Today’s plan was to search for Olive-sided Flycatcher up in Sawmill Canyon. I can get this one in New Hampshire but I’d like to get it out of the way here. I didn’t get five feet when I knew I had a flat tire. Well, if you’re going to get a flat, it might as well be in your own driveway. The hard part was figuring out the jack. It only had two pieces so I spent ten minutes searching for the missing pieces until I realized it was a two-piece jack. I haven’t changed a flat tire, that I can remember, since December 1999 in Playa Jaco, Costa Rica, pictured above. I am none too pleased with the photographer; she is having way more fun than me, but then that’s Costa Rica.
I got the spare on and went straight to the tire shop. I had many choices. “We got a Michelin SX 240R P29 Eagle LS”, the clerk boasted, “or a Cooper DB 27 P32 Wide 5G, or a Goodrich double T 27 3RX heavy….” Huh? My head spun. I shook it. “See”, I explained to the clerk, “when I go into an ice cream parlor, I know vanilla, chocolate, and strawberry. But here….” A knowing smile creased his face. Many minutes later, I drove away with all new wheels, and I was tempted to lay some new rubber in their parking lot.
Mid-morning had already arrived so I scrapped the canyons for a small walk up Escapule Wash to look for Varied Bunting. I’ll have to give them another week to return.

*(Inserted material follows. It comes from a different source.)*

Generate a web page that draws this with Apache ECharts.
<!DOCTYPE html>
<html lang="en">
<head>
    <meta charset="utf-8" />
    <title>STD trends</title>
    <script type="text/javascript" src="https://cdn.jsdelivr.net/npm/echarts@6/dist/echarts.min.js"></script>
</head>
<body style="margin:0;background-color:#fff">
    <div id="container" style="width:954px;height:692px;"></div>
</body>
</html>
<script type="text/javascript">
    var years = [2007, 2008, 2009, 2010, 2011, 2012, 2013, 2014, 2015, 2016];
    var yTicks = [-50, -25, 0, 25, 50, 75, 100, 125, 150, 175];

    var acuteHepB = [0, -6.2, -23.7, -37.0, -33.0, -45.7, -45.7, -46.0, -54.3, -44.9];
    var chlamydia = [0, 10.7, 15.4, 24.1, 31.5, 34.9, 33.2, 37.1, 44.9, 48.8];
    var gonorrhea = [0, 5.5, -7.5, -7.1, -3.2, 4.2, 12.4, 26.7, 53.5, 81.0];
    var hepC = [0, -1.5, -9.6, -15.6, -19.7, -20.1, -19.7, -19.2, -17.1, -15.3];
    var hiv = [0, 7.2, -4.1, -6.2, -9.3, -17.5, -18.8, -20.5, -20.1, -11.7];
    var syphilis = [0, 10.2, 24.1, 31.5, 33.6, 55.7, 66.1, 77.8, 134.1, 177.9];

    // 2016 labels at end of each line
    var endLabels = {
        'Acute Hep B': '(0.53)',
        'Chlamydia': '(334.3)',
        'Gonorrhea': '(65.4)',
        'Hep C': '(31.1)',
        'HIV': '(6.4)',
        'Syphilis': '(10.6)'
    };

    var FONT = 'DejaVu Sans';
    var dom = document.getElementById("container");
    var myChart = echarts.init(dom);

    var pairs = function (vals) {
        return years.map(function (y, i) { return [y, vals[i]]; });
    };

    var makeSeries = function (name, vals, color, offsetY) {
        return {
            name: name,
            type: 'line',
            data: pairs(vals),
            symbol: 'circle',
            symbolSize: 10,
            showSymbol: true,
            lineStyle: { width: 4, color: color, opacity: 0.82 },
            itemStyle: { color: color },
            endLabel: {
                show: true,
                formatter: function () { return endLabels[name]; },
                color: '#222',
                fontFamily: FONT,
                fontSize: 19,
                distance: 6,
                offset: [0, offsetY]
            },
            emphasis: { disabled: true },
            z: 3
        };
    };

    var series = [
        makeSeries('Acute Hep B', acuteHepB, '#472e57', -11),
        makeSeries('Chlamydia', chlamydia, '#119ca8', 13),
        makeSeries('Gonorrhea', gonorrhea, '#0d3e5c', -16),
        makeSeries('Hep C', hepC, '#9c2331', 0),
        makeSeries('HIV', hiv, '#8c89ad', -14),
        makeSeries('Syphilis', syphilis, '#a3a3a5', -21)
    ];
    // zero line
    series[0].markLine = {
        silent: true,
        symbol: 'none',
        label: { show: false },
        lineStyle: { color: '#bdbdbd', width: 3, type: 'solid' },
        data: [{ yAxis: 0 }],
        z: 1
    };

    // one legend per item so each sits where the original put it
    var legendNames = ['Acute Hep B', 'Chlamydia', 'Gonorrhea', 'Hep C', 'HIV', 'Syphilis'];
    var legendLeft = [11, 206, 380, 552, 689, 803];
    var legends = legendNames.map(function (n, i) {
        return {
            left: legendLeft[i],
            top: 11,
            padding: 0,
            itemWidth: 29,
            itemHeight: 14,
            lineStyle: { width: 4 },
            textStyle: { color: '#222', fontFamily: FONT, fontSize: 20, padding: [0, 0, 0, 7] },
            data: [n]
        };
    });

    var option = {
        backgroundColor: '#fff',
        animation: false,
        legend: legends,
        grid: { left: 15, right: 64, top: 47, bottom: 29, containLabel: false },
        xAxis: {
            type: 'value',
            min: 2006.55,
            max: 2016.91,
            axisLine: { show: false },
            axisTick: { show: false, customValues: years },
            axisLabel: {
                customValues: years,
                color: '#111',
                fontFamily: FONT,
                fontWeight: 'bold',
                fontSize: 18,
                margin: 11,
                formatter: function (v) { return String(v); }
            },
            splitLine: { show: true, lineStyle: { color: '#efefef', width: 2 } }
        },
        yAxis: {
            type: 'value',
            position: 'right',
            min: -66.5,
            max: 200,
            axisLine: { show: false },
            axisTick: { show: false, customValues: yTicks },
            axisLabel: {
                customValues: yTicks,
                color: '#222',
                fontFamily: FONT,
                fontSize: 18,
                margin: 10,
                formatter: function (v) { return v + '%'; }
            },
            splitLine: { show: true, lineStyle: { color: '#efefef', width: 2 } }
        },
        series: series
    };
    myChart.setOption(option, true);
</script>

Tomorrow is a big day, one of the biggest. I travel to a place whose very name sends shivers down the spine of the most intrepid birder. A land of fear, dread, and danger. Where few dare to pass. A land wild, untamed, half-civilized, and unpeopled. We may never be seen or heard from again. The borderlands, a land of bandits, rustlers, desperados, and smugglers – and that’s just the truck stop on I-19 where we meet. Yes, it’s time to embark on a journey the Big Year birder must make – you guessed it – gulp – California Gulch!
I’ve rounded up a seasoned support crew to accompany me and I’ve loaded up the truck with plentiful supplies and provisions – flour, salt, tobacco, whiskey. You may not hear from me for days. If it’s longer than that, worry.
Is it all worth it? Do we dare? Why go? Where else can I find two highly range-restricted species to add to the list – namely: Five-striped Sparrow and Buff-collared Nightjar. Birders travel far and wide to add these two choice specialties to life lists and Big Year tallies. And so, without any choice, lacking all reasonable alternatives, I too must go. Farewell to you I say, and wish me luck, treasure, and Godspeed.